Friday, March 28, 2008


One day after I cursed the idiotic Olympics-induced paranoid that triggered the flight restriction to Beijing, I seethed again with anger at the security checkpoint at the Shanghai Hongqiao airport. I had traveled by train from Hangzhou to Shanghai in order to catch a flight back to Beijing, for ever. Now the guards were taking forever examining my toilettery bag, opening and sniffing at everything, the toothpast tube, the tiny cologne bottle, the hair gel jar, and even my dental floss pack.

"You have to check in this jar because it's over the size limit," I was told by this particularly fastidious female guard who held my hair gel jar with outstretched arms as if it was radioactive.

After they wrote down the details of that jar in a record book, I was escorted to the exit leading back to the check-in area. It felt like 911 all over again.

At the check-in counter, while the pretty attendant attached the baggage tag to my duffle bag, I asked in exasperation what had caused this...carefulness. The upcoming Olympics? The unrest in Tibet?

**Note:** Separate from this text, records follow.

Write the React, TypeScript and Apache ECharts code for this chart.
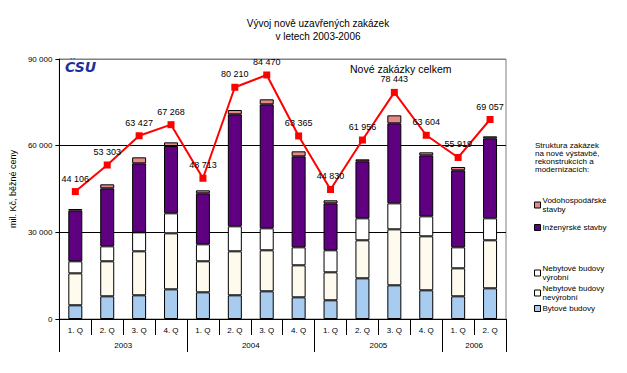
import React, { useEffect, useRef } from "react";
import * as echarts from "echarts";

const quarters = ["1. Q", "2. Q", "3. Q", "4. Q", "1. Q", "2. Q", "3. Q", "4. Q", "1. Q", "2. Q", "3. Q", "4. Q", "1. Q", "2. Q"];
const years = ["2003", "2004", "2005", "2006"];
const yearQuarterCounts = [4, 4, 4, 2];

const bytove = [4740, 7850, 8200, 10270, 9230, 8200, 9580, 7500, 6470, 14080, 11660, 9930, 7850, 10620];
const nebytNevyrobni = [11060, 12120, 15230, 19380, 10740, 15230, 14200, 11080, 9690, 13160, 19380, 18690, 9690, 16620];
const nebytVyrobni = [4170, 5190, 6570, 6930, 5880, 8650, 7610, 6230, 7620, 7610, 9000, 6920, 7270, 7610];
const inzenyrske = [17530, 20070, 23880, 23300, 17650, 38770, 42910, 31490, 16260, 19730, 27690, 21110, 26650, 27690];
const vodohosp = [580, 1390, 2080, 1270, 1040, 1500, 1740, 1740, 1040, 690, 2770, 1040, 1160, 690];
const celkem = [44106, 53303, 63427, 67268, 48713, 80210, 84470, 63365, 44830, 61956, 78443, 63604, 55919, 69057];

const yTicks = [0, 30000, 60000, 90000];

const fmt = (v: number) => String(v).replace(/\B(?=(\d{3})+(?!\d))/g, " ");
const FONT = "Arial, 'Liberation Sans', sans-serif";

export default function App() {
  const ref = useRef<HTMLDivElement>(null);
  useEffect(() => {
    if (!ref.current) return;
    const chart = echarts.init(ref.current, undefined, { renderer: "svg" });

    const bounds: number[] = [0];
    const centers: number[] = [];
    yearQuarterCounts.forEach((c) => {
      const start = bounds[bounds.length - 1];
      centers.push(start + c / 2);
      bounds.push(start + c);
    });

    const barStyle = (color: string) => ({ color, borderColor: "#000", borderWidth: 1 });

    const legendItems = [
      { name: "Vodohospodářské\nstavby", top: 191 },
      { name: "Inženýrské stavby", top: 218 },
      { name: "Nebytové budovy\nvýrobní", top: 259 },
      { name: "Nebytové budovy\nnevýrobní", top: 279 },
      { name: "Bytové budovy", top: 299 },
    ];

    chart.setOption({
      animation: false,
      backgroundColor: "#fff",
      title: {
        text: "Vývoj nově uzavřených zakázek\nv letech 2003-2006",
        left: 313,
        textAlign: "center",
        top: 12,
        textStyle: { fontSize: 10, fontWeight: "normal", color: "#000", fontFamily: FONT, lineHeight: 13 },
      },
      grid: { left: 58, right: 121, top: 59, bottom: 54, show: true, borderColor: "#808080", borderWidth: 1 },
      legend: legendItems.map((l) => ({
        data: [l.name],
        left: 529,
        top: l.top,
        orient: "vertical",
        icon: "rect",
        itemWidth: 6,
        itemHeight: 6,
        itemGap: 4,
        selectedMode: false,
        itemStyle: { borderColor: "#000", borderWidth: 1 },
        textStyle: { fontSize: 8, color: "#000", fontFamily: FONT, lineHeight: 9, padding: [0, 0, 0, -3] },
      })),
      graphic: [
        {
          type: "text",
          left: 535,
          top: 141,
          style: {
            text: "Struktura zakázek\nna nové výstavbě,\nrekonstrukcích a\nmodernizacích:",
            fontSize: 8,
            lineHeight: 8,
            fill: "#000",
            fontFamily: FONT,
          },
        },
        {
          type: "text",
          left: 350,
          top: 63,
          style: { text: "Nové zakázky celkem", fontSize: 10.5, fill: "#000", fontFamily: FONT },
        },
        {
          type: "text",
          left: 65,
          top: 60,
          style: {
            text: "ČSU",
            fontSize: 14,
            fontWeight: 900,
            fontStyle: "italic",
            fill: "#1E2F9E",
            fontFamily: "'DejaVu Sans', sans-serif",
          },
        },
      ],
      xAxis: [
        {
          type: "category",
          data: quarters,
          position: "bottom",
          axisLine: { lineStyle: { color: "#000", width: 1 } },
          axisTick: { show: true, length: 16, lineStyle: { color: "#000" } },
          axisLabel: { fontSize: 8, color: "#000", margin: 7, fontFamily: FONT, interval: 0 },
        },
        {
          type: "value",
          min: 0,
          max: quarters.length,
          position: "bottom",
          axisLine: { show: false },
          splitLine: { show: false },
          axisTick: { show: true, length: 33, customValues: bounds, lineStyle: { color: "#000" } },
          axisLabel: {
            show: true,
            customValues: centers,
            margin: 22,
            fontSize: 8,
            color: "#000",
            fontFamily: FONT,
            formatter: (v: number) => {
              const i = centers.indexOf(v);
              return i >= 0 ? years[i] : "";
            },
          },
        },
      ],
      yAxis: {
        type: "value",
        min: yTicks[0],
        max: yTicks[yTicks.length - 1],
        interval: 30000,
        name: "mil. Kč, běžné ceny",
        nameLocation: "middle",
        nameRotate: 90,
        nameGap: 31,
        nameTextStyle: { fontSize: 9, color: "#000", fontFamily: FONT },
        axisLine: { show: true, lineStyle: { color: "#000" } },
        axisTick: { show: true, length: 4, lineStyle: { color: "#000" } },
        axisLabel: { fontSize: 8, color: "#000", margin: 7, fontFamily: FONT, formatter: (v: number) => fmt(v) },
        splitLine: { show: true, lineStyle: { color: ["#000", "#000", "#000", "#808080"], width: 1 } },
      },
      series: [
        { name: "Bytové budovy", type: "bar", stack: "s", barWidth: 14, data: bytove, itemStyle: barStyle("#A8CCF0") },
        { name: "Nebytové budovy\nnevýrobní", type: "bar", stack: "s", barWidth: 14, data: nebytNevyrobni, itemStyle: barStyle("#FFFAEE") },
        { name: "Nebytové budovy\nvýrobní", type: "bar", stack: "s", barWidth: 14, data: nebytVyrobni, itemStyle: barStyle("#FFFFFF") },
        { name: "Inženýrské stavby", type: "bar", stack: "s", barWidth: 14, data: inzenyrske, itemStyle: barStyle("#5E0080") },
        { name: "Vodohospodářské\nstavby", type: "bar", stack: "s", barWidth: 14, data: vodohosp, itemStyle: barStyle("#E08A8A") },
        {
          name: "Nové zakázky celkem",
          type: "line",
          data: celkem,
          z: 5,
          symbol: "rect",
          symbolSize: 7,
          lineStyle: { color: "#FF0000", width: 2 },
          itemStyle: { color: "#FF0000" },
          label: {
            show: true,
            position: "top",
            distance: 5,
            fontSize: 9,
            color: "#000",
            fontFamily: FONT,
            formatter: (p: any) => fmt(p.value),
          },
        },
      ],
    });
    return () => chart.dispose();
  }, []);
  return <div ref={ref} style={{ position: "fixed", left: 0, top: 0, width: 627, height: 373 }} />;
}
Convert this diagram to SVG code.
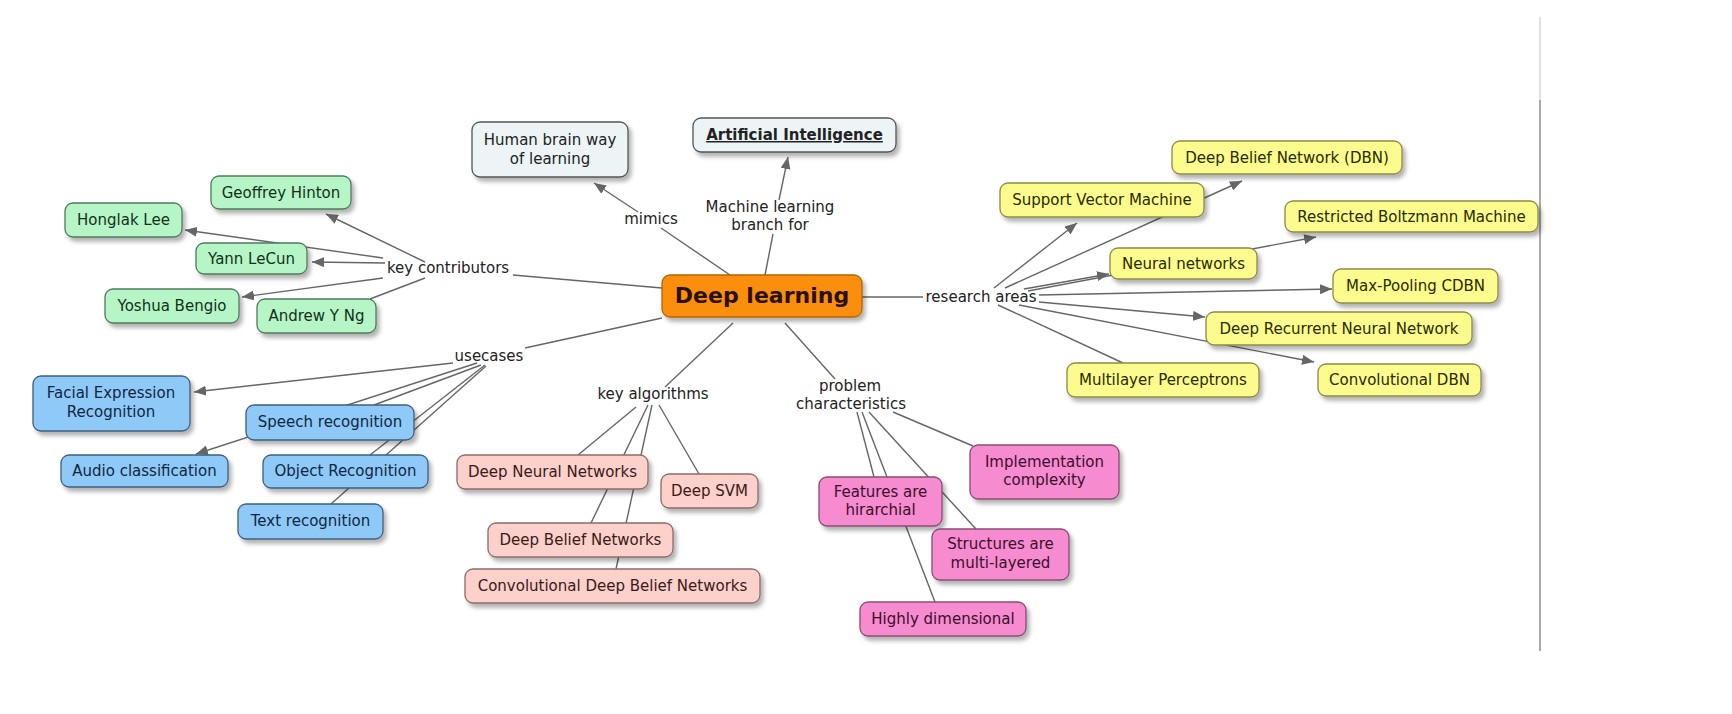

"Earlier this month some terrorists brought a bottle of gasoline onto a flight from Xinjiang to blow up the plane," The attendant smiled at me sweetly. "Ever since then it became really strict."

"Were they Ughigur?"

"Of course."

With the Ughigur terrorists and the Tibetan riot, the government's paranoid doesn't seem so idiotic after all.


Lu said...

I'm still kinda suspicious as to whether there really was an Uighur gasoline plot. It somehow didn't ring true to me at all, more like a ploy to make the Uighurs look bad and the Chinese look like victims. But perhaps that's my western media bias.
I also still don't get how making you check in your hairgel (and confiscating my deodorant) is supposed to make flying somehow terrorist-proof.

Beijing Loafer said...

I believe that the plotting and the subsequent arrest were actually real. The entire country's airports have implemented the stringent baggage checking routine. As to the hair gel--well, all US airports made us take off our shoes for a few years after 911. They may still do.